Tous les réfugiés syriens enregistrés en Türkiye bénéficient d'une protection temporaire en vertu de la loi 6458 et ont accès à des soins de santé gratuits. En outre, 185 centres de santé pour réfugiés financés par l'UE accueillent les réfugiés syriens dans 29 villes turques afin de pallier la barrière de la langue. Près de 4 000 professionnels de la santé syriens sont employés dans ces centres.

Pour répondre aux besoins fondamentaux des réfugiés syriens, le Croissant-Rouge turc, en collaboration avec la Halkbank, a créé le dispositif de la carte du Croissant-Rouge, qui permet de fournir les montants alloués aux personnes dans le besoin tout en gagnant du temps et en évitant les formalités logistiques. Les titulaires de la carte peuvent effectuer leurs achats sans utiliser d'argent liquide en transférant l'argent prévu par le Croissant-Rouge turc sur leur propre compte affilié à leur carte Croissant-Rouge.

La scolarisation dans l'enseignement primaire a atteint 65% grâce à une législation favorable et des initiatives exceptionnelles. 730 086 élèves syriens étaient inscrits dans les écoles turques en janvier 2022, dont 40 547 en maternelle, 313 695 en primaire, 268 753 en collège et 107 812 en lycée. Près de 1,5 million de Syriens ont suivi des cours gratuits, visant principalement à enseigner la langue turque et à acquérir des compétences professionnelles, dans les centres d'éducation publics entre 2014 et 2021.

-Intégration des Syriens

Durant les premières étapes de la migration de masse, la Türkiye a accepté et assuré l'intégration des étudiants universitaires syriens dans le système d'enseignement supérieur du pays en validant leur diplôme et leur attestation lorsqu'aucun autre document n'était disponible. À ce jour, les étudiants universitaires syriens sous régime temporaire inscrits dans les universités turques pour l'année universitaire 2020-21 totalisent 47 482, soit 21 %, ce qui en fait le plus grand groupe d'étudiants internationaux en Türkiye. Cela signifie que 9,5 % des 500 000 réfugiés syriens âgés de 19 à 24 ans étaient inscrits dans des établissements d'enseignement supérieur turcs, ce qui est supérieur au taux d'inscription global des réfugiés, qui est de 5 %.
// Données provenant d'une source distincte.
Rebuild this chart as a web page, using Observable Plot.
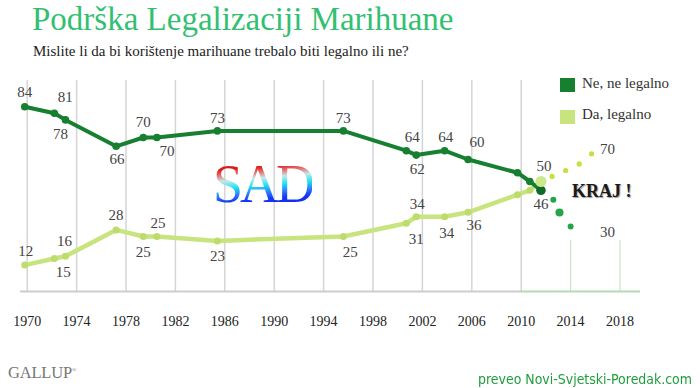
<!DOCTYPE html>
<html>
<head>
<meta charset="utf-8">
<script src="https://cdn.jsdelivr.net/npm/d3@7"></script>
<script src="https://cdn.jsdelivr.net/npm/@observablehq/plot@0.6"></script>
<style>
  body { margin: 0; background: #fff; width: 700px; height: 388px; position: relative; overflow: hidden; font-family: "Liberation Serif", "DejaVu Serif", serif; }
  #head { height: 66px; position: relative; }
  #title { position: absolute; left: 32px; top: 3px; font-size: 33px; line-height: 1; color: #33bf72; white-space: nowrap; }
  #subtitle { position: absolute; left: 33px; top: 44px; font-size: 15px; line-height: 1; color: #222; white-space: nowrap; }
  #chart { position: relative; height: 270px; }
  .abs { position: absolute; white-space: nowrap; line-height: 1; }
  .sw { position: absolute; width: 15px; height: 14px; }
  .lg { font-size: 15px; color: #333; }
  #sad { font-size: 54px; letter-spacing: -3px; font-family: "Liberation Serif", serif;
    background: linear-gradient(175deg, #d40808 0%, #dc1e1e 22%, #e86a6a 30%, #c8e8e8 40%, #22e4f0 52%, #2a7cff 64%, #1438f4 74%, #0818e8 100%);
    -webkit-background-clip: text; background-clip: text; color: transparent; }
  #kraj { font-size: 18px; font-weight: bold; color: #1a1a1a; text-shadow: 1px 1px 1px #999; }
  #gallup { font-size: 16.5px; color: #777; letter-spacing: -0.2px; }
  #gallup sup { font-size: 6px; vertical-align: top; position: relative; top: 2px; }
  #credit { font-family: "DejaVu Sans Condensed", "Liberation Sans Narrow", "Liberation Sans", sans-serif; font-size: 14px; color: #1f9e3f; transform-origin: 0 0; }
</style>
</head>
<body>
<div id="head">
  <div id="title">Podrška Legalizaciji Marihuane</div>
  <div id="subtitle">Mislite li da bi korištenje marihuane trebalo biti legalno ili ne?</div>
</div>
<div id="chart"></div>
<div id="legend"></div>
<div class="abs" id="sad" style="left:213px; top:157px;">SAD</div>
<div class="abs" id="kraj" style="left:572px; top:182px;">KRAJ !</div>
<div class="abs" id="gallup" style="left:8px; top:365px;">GALLUP<sup>®</sup></div>
<div class="abs" id="credit" style="left:478px; top:372px;">preveo Novi-Svjetski-Poredak.com</div>
<script>
// ---- data ----
const years    = [1969.8, 1972.2, 1973.1, 1977.2, 1979.4, 1980.5, 1985.4, 1995.6, 2000.7, 2001.5, 2003.8, 2005.7, 2009.7, 2010.7, 2011.6];
const notLegal = [84, 81, 78, 66, 70, 70, 73, 73, 64, 62, 64, 60, 54, 50, 46];
const legal    = [12, 15, 16, 28, 25, 25, 23, 25, 31, 34, 34, 36, 44, 46, 50];
const projNotYears   = [2012.6, 2013.1, 2014.0];
const projNot        = [41.7, 35.9, 29.5];
const projLegalYears = [2012.5, 2013.6, 2014.7, 2015.7];
const projLegal      = [52.3, 55, 58, 62.6];
const projEndLabels  = [70, 30];   // [Da, Ne]
const tickYears = [1970, 1974, 1978, 1982, 1986, 1990, 1994, 1998, 2002, 2006, 2010, 2014, 2018];
const seriesNames = ["Ne, ne legalno", "Da, legalno"];

// ---- styling ----
const DARK = "#167f30", LIGHT = "#c8e47e", LIGHT_DOT = "#bddc6c";
const PROJ_DARK = "#23a548", PROJ_LIGHT = "#c6e03c";
const LABEL = "#444";

const notRows = years.map((year, i) => ({year, value: notLegal[i]}));
const legalRows = years.map((year, i) => ({year, value: legal[i]}));
const projNotRows = projNotYears.map((year, i) => ({year, value: projNot[i]}));
const projLegalRows = projLegalYears.map((year, i) => ({year, value: projLegal[i]}));
const pastGrid = tickYears.filter(y => y <= 2010);
const futureGrid = tickYears.filter(y => y > 2010);

// label placement per point index: [dx, dy]; missing = no label
const notOff = {0:[0,-15],1:[11,-16],2:[-5,14],3:[1,13],4:[0,-15],5:[10,14],6:[0,-13],7:[0,-13],8:[6,-14],9:[1,14],10:[1,-14],11:[9,-17],14:[0,14]};
const legOff = {0:[1,-14],1:[9,14],2:[-1,-15],3:[0,-15],4:[0,16],5:[1,-13],6:[0,15],7:[7,16],8:[10,16],9:[1,-13],10:[2,16],11:[6,13],14:[3,-15]};

const labelMarks = [];
for (const [rows, off] of [[notRows, notOff], [legalRows, legOff]]) {
  for (const k of Object.keys(off)) {
    const [dx, dy] = off[k];
    labelMarks.push(Plot.text([rows[+k]], {x: "year", y: "value", text: d => String(d.value), dx, dy, fill: LABEL, fontSize: 15}));
  }
}
// projected end labels
labelMarks.push(Plot.text([projLegalRows[projLegalRows.length - 1]], {x: "year", y: "value", text: () => String(projEndLabels[0]), dx: 16, dy: -5, fill: LABEL, fontSize: 15}));
labelMarks.push(Plot.text([projNotRows[projNotRows.length - 1]], {x: "year", y: "value", text: () => String(projEndLabels[1]), dx: 37, dy: 6, fill: LABEL, fontSize: 15}));

const plot = Plot.plot({
  width: 700,
  height: 270,
  marginTop: 5,
  marginBottom: 45,
  marginLeft: 2,
  marginRight: 6.4,
  x: {domain: [1968, 2024], axis: null},
  y: {domain: [0, 100], axis: null},
  style: {fontFamily: "'Liberation Serif', 'DejaVu Serif', serif", fontSize: "14px", color: "#222", background: "transparent", overflow: "visible"},
  marks: [
    Plot.ruleX(pastGrid, {stroke: "#d5d5d5", strokeWidth: 1.5, insetTop: 9}),
    Plot.ruleX(futureGrid, {stroke: "#c8e4c8", strokeWidth: 1.2, insetTop: 169}),
    Plot.ruleY([0], {stroke: "#cdcdcd", strokeWidth: 2, insetLeft: 18, insetRight: 173.6}),
    Plot.ruleY([0], {stroke: "#b2dbb2", strokeWidth: 2, insetLeft: 518, insetRight: 53.6}),
    Plot.axisX({ticks: tickYears, tickFormat: d => String(d), tickSize: 0, tickPadding: 25, fontSize: 14, fill: "#222", label: null}),
    Plot.line(legalRows, {x: "year", y: "value", stroke: LIGHT, strokeWidth: 4.5}),
    Plot.dot(legalRows.slice(0, -1), {x: "year", y: "value", r: 3.5, fill: LIGHT_DOT}),
    Plot.line(notRows, {x: "year", y: "value", stroke: DARK, strokeWidth: 4}),
    Plot.dot(notRows.slice(0, -1), {x: "year", y: "value", r: 3.8, fill: DARK}),
    Plot.dot(notRows.slice(-1), {x: "year", y: "value", r: 4.8, fill: "#0e6b27"}),
    Plot.dot(legalRows.slice(-1), {x: "year", y: "value", r: 5.5, fill: "#cde88a"}),
    Plot.dot(projNotRows, {x: "year", y: "value", r: (d, i) => i === 1 ? 4 : 2.2, fill: PROJ_DARK}),
    Plot.dot(projLegalRows, {x: "year", y: "value", r: 2.6, fill: PROJ_LIGHT}),
    ...labelMarks
  ]
});
document.getElementById("chart").appendChild(plot);

// legend (HTML overlay, top right)
const legend = document.getElementById("legend");
const legendColors = [DARK, LIGHT];
seriesNames.forEach((name, i) => {
  const top = 78 + i * 31.5;
  const sw = document.createElement("div");
  sw.className = "sw";
  sw.style.left = "560px"; sw.style.top = top + "px"; sw.style.background = legendColors[i];
  legend.appendChild(sw);
  const t = document.createElement("div");
  t.className = "abs lg";
  t.style.left = "582px"; t.style.top = (top - 2.5) + "px";
  t.textContent = name;
  legend.appendChild(t);
});

// fit the credit line to the reference width
const credit = document.getElementById("credit");
const w = credit.getBoundingClientRect().width;
if (w > 0) credit.style.transform = `scaleX(${214 / w})`;
</script>
</body>
</html>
En 2019, les réfugiés syriens ont créé 15 159 entreprises, employant plus de dix mille travailleurs syriens. Les artistes syriens d'Istanbul, en particulier, ont bénéficié de la vie artistique et culturelle de la Türkiye et y ont contribué.

-Retour volontaire des Syriens

La Türkiye est le pays qui a la plus importante frontière terrestre avec la Syrie et a été la plus touchée par la catastrophe en cours et les migrations forcées. La Türkiye a rempli son rôle dans la crise des réfugiés ; c'est désormais à l'Occident et au reste du monde d'agir. Au départ, Ankara a adopté une "politique de la porte ouverte" à l'égard des Syriens fuyant le conflit et les attaques terroristes et a déployé d'énormes efforts pour persuader la Coalition, formée sous la direction des États-Unis, de mettre fin au massacre de Syriens par le régime Assad, d'éliminer la menace représentée d'abord par DAESH et ensuite par le PYD/YPG, et d'établir une "zone de sécurité" dans le nord de la Syrie afin de faciliter un retour volontaire. Cependant, ces efforts sont restés vains.

Usant de son droit à l'autodéfense reconnu par l'article 51 de la Charte des Nations unies et par le droit international coutumier, et afin de sécuriser sa frontière méridionale et de stopper l'afflux de réfugiés, la Türkiye s'est vue contrainte de lancer des opérations militaires dans le nord de la Syrie en coopération avec l'Armée nationale syrienne. Les zones de sécurité réduisent la nécessité de s'approcher de la frontière turque et constituent une barrière cruciale contre les nouveaux flux de migrants en offrant un espace sûr à la population civile et en facilitant le retour volontaire des Syriens dans les zones où la vie est revenue à la normale.

* Les opinions exprimées dans cet article sont celles de l'auteur et ne reflètent pas nécessairement la politique éditoriale de l’Agence Anadolu.